Instructions to follow:
From the records below, please print only the lines from the one containing "Give me the" through the one containing "var curveLabels = [[2.85,448,'Multicast'],[2.79,198,'Unicast']];", both included. Skip the pictures.

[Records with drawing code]
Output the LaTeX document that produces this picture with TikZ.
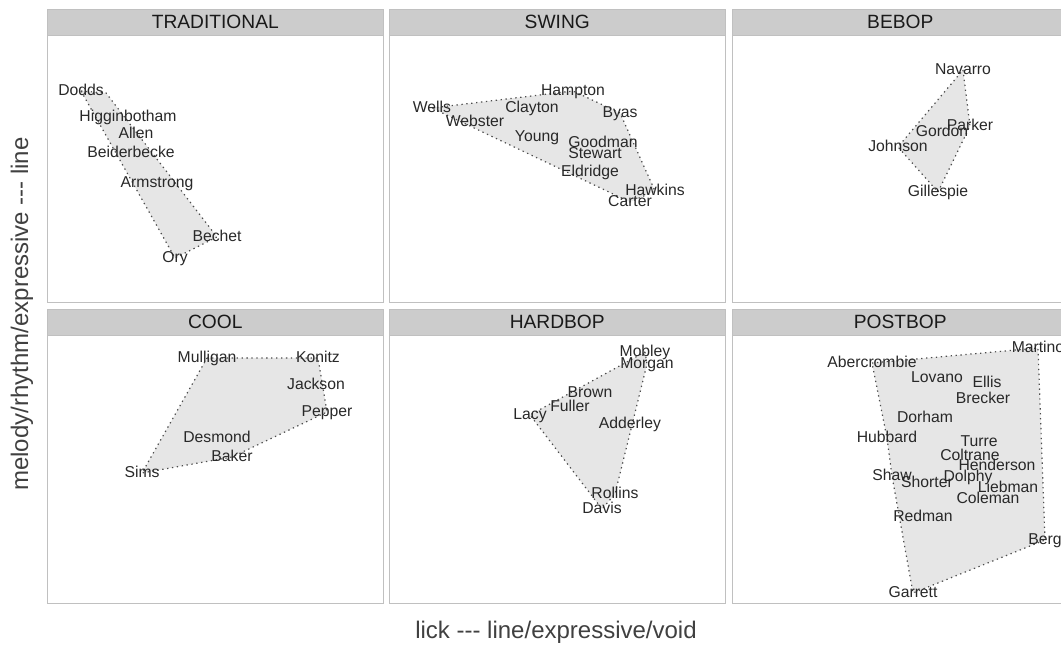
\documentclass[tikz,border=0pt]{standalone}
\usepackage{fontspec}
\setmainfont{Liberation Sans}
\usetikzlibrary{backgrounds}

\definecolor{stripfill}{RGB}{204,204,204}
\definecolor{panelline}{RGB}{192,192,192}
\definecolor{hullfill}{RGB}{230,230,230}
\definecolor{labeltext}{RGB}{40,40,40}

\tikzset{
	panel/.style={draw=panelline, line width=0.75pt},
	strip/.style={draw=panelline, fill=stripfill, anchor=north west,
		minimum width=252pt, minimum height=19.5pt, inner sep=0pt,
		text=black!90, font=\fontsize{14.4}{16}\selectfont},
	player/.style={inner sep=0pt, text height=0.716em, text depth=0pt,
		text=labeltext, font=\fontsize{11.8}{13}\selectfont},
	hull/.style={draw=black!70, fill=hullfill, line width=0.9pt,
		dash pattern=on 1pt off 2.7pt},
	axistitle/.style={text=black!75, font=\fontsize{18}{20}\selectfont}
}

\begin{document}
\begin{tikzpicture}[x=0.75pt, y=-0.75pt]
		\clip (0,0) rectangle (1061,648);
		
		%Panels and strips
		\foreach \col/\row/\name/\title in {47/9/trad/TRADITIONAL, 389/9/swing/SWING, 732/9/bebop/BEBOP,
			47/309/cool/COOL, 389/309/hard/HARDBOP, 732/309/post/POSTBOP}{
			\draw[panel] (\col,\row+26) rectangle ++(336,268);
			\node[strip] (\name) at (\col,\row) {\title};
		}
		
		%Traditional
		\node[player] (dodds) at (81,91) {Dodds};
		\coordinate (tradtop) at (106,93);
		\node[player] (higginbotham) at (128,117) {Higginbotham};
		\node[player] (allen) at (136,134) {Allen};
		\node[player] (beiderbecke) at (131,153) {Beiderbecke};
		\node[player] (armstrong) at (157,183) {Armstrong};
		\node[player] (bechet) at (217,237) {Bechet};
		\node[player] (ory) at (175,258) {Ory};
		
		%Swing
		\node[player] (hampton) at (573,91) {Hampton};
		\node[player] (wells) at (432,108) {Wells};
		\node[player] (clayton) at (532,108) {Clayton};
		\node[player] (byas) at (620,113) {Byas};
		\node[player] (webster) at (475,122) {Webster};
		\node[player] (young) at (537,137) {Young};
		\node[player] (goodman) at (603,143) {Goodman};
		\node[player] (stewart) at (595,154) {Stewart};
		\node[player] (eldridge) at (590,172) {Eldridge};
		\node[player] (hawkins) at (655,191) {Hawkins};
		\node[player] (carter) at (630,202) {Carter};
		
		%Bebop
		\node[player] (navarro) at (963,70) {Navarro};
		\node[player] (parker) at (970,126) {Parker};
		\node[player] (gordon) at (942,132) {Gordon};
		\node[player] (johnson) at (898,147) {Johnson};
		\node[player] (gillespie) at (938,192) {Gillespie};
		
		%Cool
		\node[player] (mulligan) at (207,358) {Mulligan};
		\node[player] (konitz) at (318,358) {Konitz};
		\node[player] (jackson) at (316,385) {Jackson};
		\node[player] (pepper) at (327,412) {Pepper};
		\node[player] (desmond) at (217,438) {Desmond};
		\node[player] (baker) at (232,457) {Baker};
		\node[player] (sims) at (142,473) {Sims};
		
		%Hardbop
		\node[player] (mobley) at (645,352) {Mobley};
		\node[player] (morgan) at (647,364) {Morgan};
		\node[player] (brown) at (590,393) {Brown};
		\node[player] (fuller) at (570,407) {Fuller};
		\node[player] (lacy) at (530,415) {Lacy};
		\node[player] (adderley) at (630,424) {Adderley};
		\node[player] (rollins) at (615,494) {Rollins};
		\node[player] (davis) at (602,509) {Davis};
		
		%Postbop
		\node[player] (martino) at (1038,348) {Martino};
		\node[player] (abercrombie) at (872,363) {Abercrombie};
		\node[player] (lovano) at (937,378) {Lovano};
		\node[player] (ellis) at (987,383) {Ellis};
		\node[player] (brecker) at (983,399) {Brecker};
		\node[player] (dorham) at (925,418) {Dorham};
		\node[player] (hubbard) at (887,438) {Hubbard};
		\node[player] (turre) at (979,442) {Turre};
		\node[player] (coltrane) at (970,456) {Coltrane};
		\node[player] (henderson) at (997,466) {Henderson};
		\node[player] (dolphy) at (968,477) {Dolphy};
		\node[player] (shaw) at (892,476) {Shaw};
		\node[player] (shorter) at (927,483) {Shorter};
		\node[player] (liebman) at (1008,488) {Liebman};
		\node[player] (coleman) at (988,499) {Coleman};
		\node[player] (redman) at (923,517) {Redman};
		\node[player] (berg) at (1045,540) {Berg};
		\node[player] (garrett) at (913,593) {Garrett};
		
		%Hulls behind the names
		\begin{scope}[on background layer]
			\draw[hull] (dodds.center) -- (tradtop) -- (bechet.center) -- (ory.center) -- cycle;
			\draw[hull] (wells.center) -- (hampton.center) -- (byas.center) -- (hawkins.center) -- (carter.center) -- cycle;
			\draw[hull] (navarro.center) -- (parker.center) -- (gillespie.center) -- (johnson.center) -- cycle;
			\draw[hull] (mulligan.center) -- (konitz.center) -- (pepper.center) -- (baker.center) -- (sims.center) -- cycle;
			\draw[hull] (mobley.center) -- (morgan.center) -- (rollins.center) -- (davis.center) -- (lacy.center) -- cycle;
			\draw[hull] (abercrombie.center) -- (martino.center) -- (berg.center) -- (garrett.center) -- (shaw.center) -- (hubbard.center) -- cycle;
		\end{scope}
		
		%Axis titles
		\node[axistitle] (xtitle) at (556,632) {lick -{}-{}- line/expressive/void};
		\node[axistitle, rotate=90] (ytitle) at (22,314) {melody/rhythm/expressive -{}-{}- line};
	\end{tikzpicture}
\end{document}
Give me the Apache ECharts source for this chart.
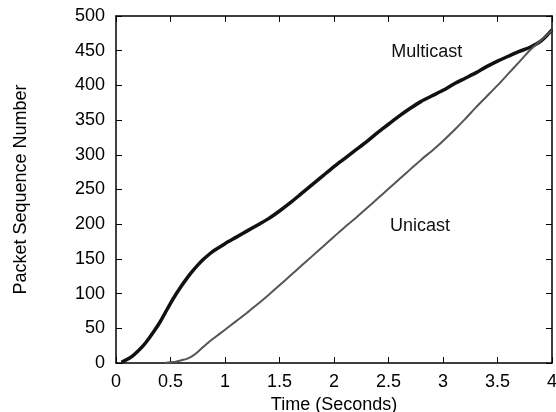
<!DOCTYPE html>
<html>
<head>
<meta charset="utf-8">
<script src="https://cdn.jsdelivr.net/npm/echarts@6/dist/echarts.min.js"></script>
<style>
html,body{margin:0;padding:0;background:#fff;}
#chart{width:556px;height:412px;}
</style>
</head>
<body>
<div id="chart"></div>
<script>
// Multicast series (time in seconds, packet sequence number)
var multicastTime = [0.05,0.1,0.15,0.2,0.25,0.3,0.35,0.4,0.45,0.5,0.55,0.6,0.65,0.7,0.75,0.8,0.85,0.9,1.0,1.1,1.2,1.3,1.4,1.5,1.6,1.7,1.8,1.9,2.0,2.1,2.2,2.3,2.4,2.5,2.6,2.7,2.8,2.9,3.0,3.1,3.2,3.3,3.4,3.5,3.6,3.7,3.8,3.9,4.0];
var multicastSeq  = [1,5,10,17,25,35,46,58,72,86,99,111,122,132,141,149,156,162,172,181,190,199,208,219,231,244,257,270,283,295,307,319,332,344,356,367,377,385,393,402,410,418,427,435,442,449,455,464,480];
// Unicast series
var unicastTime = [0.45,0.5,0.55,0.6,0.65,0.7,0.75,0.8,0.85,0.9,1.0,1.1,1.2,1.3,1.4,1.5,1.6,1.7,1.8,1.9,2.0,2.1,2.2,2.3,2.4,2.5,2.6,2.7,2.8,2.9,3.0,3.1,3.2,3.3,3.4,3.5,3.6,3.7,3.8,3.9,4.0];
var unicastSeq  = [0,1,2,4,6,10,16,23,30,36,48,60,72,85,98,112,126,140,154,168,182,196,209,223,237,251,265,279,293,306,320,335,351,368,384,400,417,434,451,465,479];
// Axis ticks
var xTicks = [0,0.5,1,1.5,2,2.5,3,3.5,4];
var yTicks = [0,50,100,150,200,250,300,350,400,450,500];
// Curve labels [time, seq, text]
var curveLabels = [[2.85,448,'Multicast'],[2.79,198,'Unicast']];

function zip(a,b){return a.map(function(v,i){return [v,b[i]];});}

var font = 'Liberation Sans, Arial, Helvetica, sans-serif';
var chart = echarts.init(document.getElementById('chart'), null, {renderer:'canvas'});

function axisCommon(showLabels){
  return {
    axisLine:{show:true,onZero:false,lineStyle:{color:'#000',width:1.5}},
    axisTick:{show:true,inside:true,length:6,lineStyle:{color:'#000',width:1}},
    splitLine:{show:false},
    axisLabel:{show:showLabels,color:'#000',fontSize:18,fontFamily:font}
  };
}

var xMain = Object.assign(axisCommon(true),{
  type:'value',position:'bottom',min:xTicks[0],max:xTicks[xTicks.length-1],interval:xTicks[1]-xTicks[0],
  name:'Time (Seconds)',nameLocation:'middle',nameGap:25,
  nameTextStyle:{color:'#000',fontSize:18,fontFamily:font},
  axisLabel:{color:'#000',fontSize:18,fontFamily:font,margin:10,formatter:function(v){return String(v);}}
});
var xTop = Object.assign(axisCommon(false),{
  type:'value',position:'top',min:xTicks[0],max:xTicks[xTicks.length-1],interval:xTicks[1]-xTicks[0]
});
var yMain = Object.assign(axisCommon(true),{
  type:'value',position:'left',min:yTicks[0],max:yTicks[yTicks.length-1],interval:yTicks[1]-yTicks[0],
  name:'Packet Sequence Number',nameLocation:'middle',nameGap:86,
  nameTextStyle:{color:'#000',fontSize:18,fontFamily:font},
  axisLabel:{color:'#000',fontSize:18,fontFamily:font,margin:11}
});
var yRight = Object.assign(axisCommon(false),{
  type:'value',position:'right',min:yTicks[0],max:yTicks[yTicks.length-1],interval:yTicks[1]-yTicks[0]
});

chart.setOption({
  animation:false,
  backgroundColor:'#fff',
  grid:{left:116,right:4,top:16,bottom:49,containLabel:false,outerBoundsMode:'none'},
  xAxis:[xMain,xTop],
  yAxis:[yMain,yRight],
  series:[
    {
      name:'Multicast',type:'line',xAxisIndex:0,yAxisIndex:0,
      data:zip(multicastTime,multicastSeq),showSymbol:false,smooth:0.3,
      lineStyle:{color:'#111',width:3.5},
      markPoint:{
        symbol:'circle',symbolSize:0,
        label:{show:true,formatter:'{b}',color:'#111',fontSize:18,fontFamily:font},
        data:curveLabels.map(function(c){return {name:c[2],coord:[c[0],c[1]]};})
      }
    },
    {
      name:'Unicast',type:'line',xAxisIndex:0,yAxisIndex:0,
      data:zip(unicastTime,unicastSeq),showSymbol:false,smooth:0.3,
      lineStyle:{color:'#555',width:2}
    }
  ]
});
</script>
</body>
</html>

Full solution:
Give me the Apache ECharts source for this chart.
<!DOCTYPE html>
<html>
<head>
<meta charset="utf-8">
<script src="https://cdn.jsdelivr.net/npm/echarts@6/dist/echarts.min.js"></script>
<style>
html,body{margin:0;padding:0;background:#fff;}
#chart{width:556px;height:412px;}
</style>
</head>
<body>
<div id="chart"></div>
<script>
// Multicast series (time in seconds, packet sequence number)
var multicastTime = [0.05,0.1,0.15,0.2,0.25,0.3,0.35,0.4,0.45,0.5,0.55,0.6,0.65,0.7,0.75,0.8,0.85,0.9,1.0,1.1,1.2,1.3,1.4,1.5,1.6,1.7,1.8,1.9,2.0,2.1,2.2,2.3,2.4,2.5,2.6,2.7,2.8,2.9,3.0,3.1,3.2,3.3,3.4,3.5,3.6,3.7,3.8,3.9,4.0];
var multicastSeq  = [1,5,10,17,25,35,46,58,72,86,99,111,122,132,141,149,156,162,172,181,190,199,208,219,231,244,257,270,283,295,307,319,332,344,356,367,377,385,393,402,410,418,427,435,442,449,455,464,480];
// Unicast series
var unicastTime = [0.45,0.5,0.55,0.6,0.65,0.7,0.75,0.8,0.85,0.9,1.0,1.1,1.2,1.3,1.4,1.5,1.6,1.7,1.8,1.9,2.0,2.1,2.2,2.3,2.4,2.5,2.6,2.7,2.8,2.9,3.0,3.1,3.2,3.3,3.4,3.5,3.6,3.7,3.8,3.9,4.0];
var unicastSeq  = [0,1,2,4,6,10,16,23,30,36,48,60,72,85,98,112,126,140,154,168,182,196,209,223,237,251,265,279,293,306,320,335,351,368,384,400,417,434,451,465,479];
// Axis ticks
var xTicks = [0,0.5,1,1.5,2,2.5,3,3.5,4];
var yTicks = [0,50,100,150,200,250,300,350,400,450,500];
// Curve labels [time, seq, text]
var curveLabels = [[2.85,448,'Multicast'],[2.79,198,'Unicast']];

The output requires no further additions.